In Learning in the Digital Age, John Seely Brown begins by defining the key differences between the terms information and knowledge. Information, he says, “is usually considered independent of any particular individual—it can be looked up in a book or retrieved online—whereas knowledge is usually associated with a knower, that is, it resides in someone’s mind. Knowledge is something we digest rather than merely hold; it’s usually deeply intertwined with the knower’s understanding of the practices surrounding its use.”
He then describes two kinds of knowledge, explicit and tacit: “The explicit lives in books and in our brains as concepts and facts and deals with the “know-what.” The tacit deals with the “know-how” that is best manifested in work practices and skills. The tacit resides in action, most often in participation with others. As a consequence, tacit knowledge can be distributed as a shared, socially constructed understanding that emerges from collaboration.”
I was very pleased, actually, to read these definitions, because they clarify an issue I’ve struggled with for some time. It’s been obvious to me that there’s a difference between information and knowledge, but I haven’t been able to describe it satisfactorily.
Information is something that can be looked up; knowledge is something we digest rather than merely hold (and I would emphasize the word merely) captures the difference perfectly.
Brown then goes on to talk about enculturation. He states: “Learning by doing with others offers students the opportunity for in-depth enculturation into a particular practice, where one learns to be a physicist, social scientist, historian, etc., in contrast to just learning about such professions. Enculturation is crucial to learning, since relatively little of the complex web of practice can effectively be made the subject of explicit instruction.” Graduate education today, he says, “usually involves a form of apprenticeship, offers the intensive, in-depth enculturation that stems from participation in a particular community.”

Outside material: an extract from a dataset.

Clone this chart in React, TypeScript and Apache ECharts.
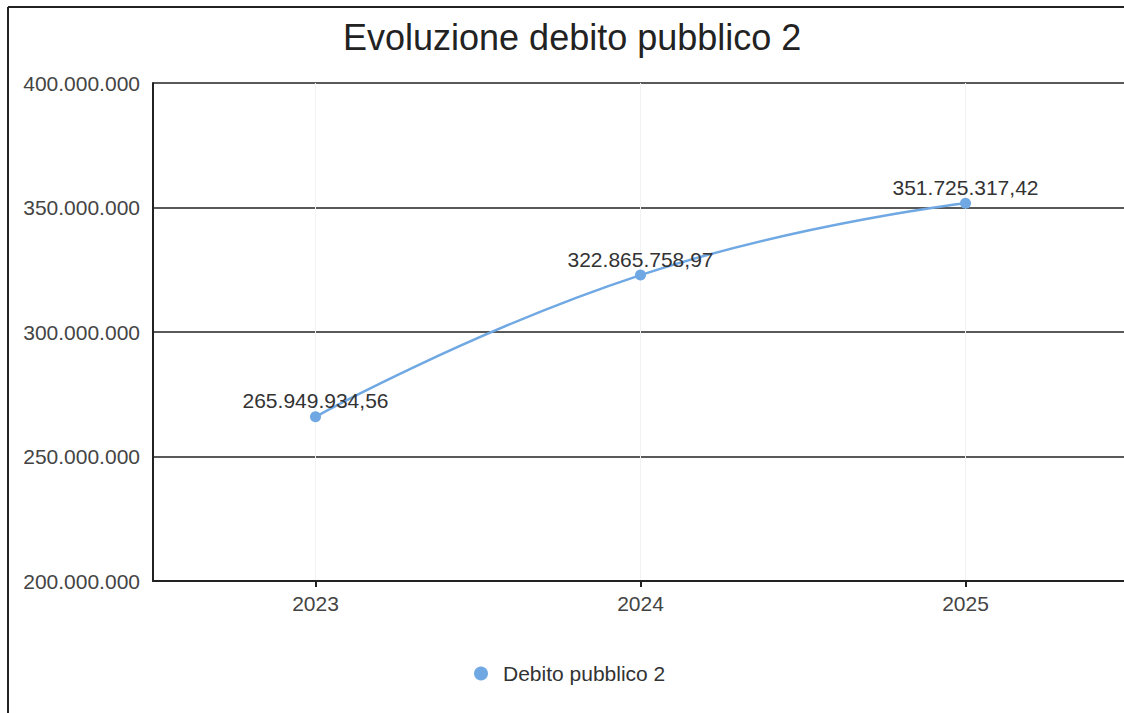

This past summer I did an instructional design internship at Genentech and it was just as Brown describes it: learning about being an instructional designer rather than learning about instructional design. I highly recommend the process.

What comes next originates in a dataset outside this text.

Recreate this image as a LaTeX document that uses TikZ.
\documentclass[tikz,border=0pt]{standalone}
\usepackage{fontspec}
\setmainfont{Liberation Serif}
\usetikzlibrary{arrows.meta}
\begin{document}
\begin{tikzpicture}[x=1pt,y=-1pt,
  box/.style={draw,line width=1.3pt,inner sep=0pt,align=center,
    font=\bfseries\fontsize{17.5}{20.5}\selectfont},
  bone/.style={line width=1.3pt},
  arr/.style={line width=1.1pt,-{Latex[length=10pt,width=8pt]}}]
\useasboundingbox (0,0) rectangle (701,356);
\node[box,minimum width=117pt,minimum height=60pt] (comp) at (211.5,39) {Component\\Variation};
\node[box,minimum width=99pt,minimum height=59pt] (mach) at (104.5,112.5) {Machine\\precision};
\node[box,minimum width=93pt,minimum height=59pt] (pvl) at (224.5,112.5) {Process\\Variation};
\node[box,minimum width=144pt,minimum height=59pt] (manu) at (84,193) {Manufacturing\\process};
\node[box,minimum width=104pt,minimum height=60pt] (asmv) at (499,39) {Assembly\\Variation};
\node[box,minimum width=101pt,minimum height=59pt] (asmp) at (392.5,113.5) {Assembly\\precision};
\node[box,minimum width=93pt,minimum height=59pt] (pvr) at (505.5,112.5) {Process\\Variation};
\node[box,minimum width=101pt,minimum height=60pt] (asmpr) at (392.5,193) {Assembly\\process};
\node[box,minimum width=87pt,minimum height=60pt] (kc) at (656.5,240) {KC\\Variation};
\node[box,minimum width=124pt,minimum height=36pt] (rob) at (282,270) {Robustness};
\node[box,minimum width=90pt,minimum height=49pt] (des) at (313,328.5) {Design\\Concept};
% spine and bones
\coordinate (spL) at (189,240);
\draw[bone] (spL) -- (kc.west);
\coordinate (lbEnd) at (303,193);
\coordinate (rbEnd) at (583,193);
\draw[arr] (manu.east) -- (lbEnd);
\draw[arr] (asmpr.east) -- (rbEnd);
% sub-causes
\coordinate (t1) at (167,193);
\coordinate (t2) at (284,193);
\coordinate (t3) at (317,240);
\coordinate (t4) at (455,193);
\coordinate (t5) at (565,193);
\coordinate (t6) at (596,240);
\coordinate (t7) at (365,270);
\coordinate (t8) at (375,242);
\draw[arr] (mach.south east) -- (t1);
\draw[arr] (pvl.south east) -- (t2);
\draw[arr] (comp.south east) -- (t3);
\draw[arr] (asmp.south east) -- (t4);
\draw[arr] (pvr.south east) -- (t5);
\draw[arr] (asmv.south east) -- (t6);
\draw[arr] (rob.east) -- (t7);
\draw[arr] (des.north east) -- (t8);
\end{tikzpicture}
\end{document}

Brown then describes what he sees as dimensional shifts in the way digital learners learn. They are:
1. The ability to communicate and express oneself with images (still and moving), sound, and other media is a crucial aspect of the new literacy. Beyond this, information navigation is perhaps the key component of literacy in the digital age.

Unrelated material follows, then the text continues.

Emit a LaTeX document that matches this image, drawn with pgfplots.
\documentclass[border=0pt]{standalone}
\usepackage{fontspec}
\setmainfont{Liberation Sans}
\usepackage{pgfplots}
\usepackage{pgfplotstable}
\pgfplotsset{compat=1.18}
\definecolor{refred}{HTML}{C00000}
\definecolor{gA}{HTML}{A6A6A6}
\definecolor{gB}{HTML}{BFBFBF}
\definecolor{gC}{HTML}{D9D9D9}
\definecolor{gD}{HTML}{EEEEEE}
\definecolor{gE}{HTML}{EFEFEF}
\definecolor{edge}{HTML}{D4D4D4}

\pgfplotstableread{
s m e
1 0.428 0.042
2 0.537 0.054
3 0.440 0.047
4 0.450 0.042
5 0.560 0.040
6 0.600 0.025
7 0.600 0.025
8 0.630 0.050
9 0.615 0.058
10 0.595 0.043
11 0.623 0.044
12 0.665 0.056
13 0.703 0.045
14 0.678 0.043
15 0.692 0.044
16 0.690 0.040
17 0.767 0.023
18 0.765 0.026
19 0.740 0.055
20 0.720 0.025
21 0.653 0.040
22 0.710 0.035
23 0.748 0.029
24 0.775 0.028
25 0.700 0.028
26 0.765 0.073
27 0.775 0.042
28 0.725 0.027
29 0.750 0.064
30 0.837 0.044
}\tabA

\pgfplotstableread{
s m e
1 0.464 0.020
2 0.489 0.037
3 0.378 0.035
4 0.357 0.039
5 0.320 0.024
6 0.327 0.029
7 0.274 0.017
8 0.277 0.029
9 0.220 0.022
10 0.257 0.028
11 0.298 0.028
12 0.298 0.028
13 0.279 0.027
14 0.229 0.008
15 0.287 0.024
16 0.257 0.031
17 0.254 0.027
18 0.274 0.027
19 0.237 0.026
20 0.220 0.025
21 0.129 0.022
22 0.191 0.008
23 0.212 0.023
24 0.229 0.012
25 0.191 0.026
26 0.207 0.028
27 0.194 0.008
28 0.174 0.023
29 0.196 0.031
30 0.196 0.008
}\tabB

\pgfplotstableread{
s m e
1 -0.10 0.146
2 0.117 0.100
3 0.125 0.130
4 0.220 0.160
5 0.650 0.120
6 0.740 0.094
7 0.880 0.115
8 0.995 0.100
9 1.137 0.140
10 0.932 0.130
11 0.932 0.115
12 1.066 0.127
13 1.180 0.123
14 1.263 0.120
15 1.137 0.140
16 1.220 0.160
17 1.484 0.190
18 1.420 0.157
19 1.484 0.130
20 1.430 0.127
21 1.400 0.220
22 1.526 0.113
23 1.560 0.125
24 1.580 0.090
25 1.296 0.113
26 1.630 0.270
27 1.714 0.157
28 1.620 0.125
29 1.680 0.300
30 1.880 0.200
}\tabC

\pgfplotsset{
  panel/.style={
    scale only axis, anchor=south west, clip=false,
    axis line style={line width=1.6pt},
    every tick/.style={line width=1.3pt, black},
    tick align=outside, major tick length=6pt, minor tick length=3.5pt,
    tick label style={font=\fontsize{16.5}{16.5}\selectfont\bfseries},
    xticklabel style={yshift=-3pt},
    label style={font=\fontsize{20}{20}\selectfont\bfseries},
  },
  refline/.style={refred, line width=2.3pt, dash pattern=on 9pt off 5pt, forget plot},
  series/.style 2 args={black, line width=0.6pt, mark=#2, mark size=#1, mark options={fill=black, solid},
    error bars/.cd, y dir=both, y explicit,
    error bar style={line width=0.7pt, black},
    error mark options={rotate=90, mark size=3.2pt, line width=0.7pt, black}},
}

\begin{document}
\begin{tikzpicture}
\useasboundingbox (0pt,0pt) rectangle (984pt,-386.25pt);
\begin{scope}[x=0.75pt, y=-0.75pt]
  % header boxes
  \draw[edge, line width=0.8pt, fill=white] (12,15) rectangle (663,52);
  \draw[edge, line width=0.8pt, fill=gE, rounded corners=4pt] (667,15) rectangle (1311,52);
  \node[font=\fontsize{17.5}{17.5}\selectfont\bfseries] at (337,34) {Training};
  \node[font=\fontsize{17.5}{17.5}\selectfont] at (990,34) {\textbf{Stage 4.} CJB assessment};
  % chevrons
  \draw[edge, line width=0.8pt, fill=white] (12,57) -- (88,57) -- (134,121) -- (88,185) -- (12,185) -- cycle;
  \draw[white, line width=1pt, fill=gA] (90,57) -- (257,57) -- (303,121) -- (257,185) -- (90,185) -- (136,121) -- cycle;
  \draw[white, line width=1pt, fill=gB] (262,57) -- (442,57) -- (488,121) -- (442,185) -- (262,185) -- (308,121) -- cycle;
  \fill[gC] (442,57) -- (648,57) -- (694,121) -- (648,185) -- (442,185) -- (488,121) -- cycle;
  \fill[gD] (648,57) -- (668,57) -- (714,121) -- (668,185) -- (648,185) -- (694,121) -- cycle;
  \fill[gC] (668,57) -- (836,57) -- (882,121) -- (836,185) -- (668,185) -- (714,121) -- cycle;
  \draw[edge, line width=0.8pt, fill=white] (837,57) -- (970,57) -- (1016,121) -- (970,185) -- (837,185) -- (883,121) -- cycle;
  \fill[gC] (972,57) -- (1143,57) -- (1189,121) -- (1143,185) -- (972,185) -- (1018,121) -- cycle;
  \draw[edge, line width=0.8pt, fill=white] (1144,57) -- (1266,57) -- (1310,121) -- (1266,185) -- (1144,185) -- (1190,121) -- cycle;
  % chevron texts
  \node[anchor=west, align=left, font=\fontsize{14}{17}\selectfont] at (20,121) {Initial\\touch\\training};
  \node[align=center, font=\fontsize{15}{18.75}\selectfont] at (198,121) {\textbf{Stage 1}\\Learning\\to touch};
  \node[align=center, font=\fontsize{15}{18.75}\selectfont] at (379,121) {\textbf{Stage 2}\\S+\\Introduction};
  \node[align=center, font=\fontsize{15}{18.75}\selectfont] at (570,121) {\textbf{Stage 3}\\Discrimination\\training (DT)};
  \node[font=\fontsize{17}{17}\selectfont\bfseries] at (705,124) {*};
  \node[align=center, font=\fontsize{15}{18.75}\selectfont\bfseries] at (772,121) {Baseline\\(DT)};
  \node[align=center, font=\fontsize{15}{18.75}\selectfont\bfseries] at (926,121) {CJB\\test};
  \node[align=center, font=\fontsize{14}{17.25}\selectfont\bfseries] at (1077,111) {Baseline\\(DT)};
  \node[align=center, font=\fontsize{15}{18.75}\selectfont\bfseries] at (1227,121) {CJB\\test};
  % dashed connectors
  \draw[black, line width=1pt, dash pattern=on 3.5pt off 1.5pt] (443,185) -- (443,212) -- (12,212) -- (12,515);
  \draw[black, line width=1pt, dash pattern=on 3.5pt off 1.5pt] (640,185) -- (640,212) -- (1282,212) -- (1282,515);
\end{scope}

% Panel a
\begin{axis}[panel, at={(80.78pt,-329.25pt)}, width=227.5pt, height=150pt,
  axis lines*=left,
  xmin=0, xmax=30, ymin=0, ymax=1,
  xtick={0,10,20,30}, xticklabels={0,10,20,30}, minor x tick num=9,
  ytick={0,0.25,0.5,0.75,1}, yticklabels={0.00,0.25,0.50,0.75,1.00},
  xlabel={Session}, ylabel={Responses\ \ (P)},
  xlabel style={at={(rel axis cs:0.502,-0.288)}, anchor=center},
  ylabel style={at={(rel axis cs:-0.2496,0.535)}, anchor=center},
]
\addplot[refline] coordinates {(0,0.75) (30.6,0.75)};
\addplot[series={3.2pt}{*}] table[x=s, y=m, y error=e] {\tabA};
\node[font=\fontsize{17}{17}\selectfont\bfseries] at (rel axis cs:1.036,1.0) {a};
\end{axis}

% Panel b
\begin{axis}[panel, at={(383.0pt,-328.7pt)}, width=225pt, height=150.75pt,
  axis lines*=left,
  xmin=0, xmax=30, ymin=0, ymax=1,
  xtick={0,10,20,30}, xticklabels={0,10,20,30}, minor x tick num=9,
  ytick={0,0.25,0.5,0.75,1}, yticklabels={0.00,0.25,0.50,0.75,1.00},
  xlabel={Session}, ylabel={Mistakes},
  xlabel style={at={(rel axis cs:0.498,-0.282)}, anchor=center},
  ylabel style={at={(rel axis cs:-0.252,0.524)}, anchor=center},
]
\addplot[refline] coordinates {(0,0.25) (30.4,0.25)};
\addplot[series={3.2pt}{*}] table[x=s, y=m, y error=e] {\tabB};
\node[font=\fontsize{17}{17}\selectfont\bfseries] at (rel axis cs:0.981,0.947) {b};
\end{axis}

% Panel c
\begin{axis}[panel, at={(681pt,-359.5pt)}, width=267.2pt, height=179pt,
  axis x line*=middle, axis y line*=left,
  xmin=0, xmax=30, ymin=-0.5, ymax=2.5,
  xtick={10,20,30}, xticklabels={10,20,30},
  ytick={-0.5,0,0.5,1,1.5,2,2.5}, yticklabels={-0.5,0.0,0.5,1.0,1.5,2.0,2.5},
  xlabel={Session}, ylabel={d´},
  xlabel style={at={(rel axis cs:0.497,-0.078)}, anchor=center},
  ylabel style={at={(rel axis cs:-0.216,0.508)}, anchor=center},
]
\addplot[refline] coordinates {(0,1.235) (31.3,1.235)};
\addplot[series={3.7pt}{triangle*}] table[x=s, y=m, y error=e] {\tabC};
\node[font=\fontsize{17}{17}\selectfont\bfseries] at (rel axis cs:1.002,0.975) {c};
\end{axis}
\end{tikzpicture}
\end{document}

2. A shift is taking place in learning from an authority-based lecture model to discovery-based learning.
3. Classically, reasoning is linked with the deductive and abstract. Yet young learners working with digital media seem to focus more on the concrete, suggesting a form of bricolage, a concept having to do with one’s abilities to find something (perhaps a tool, some open source code, images, music, text) that can be used or transformed to build something new.
4. There is a growing bias toward action—to try new things without reading the manual or taking a course. This tendency shifts the focus to learning in situ with and from each other.
I don’t have any argument with these hypotheses, but I’d like to see some actual research. In ITEC 800, Kim said that there was a lot of discussion about the changes Web 2.0 etc. is fomenting, but not much actual research. I agree. Maybe things are changing so quickly that research is out of date before it even gets out of the design stage, but I would like to see discussions such as Brown’s that are based on something more substantive than anecdotal evidence. Perhaps in time they will be.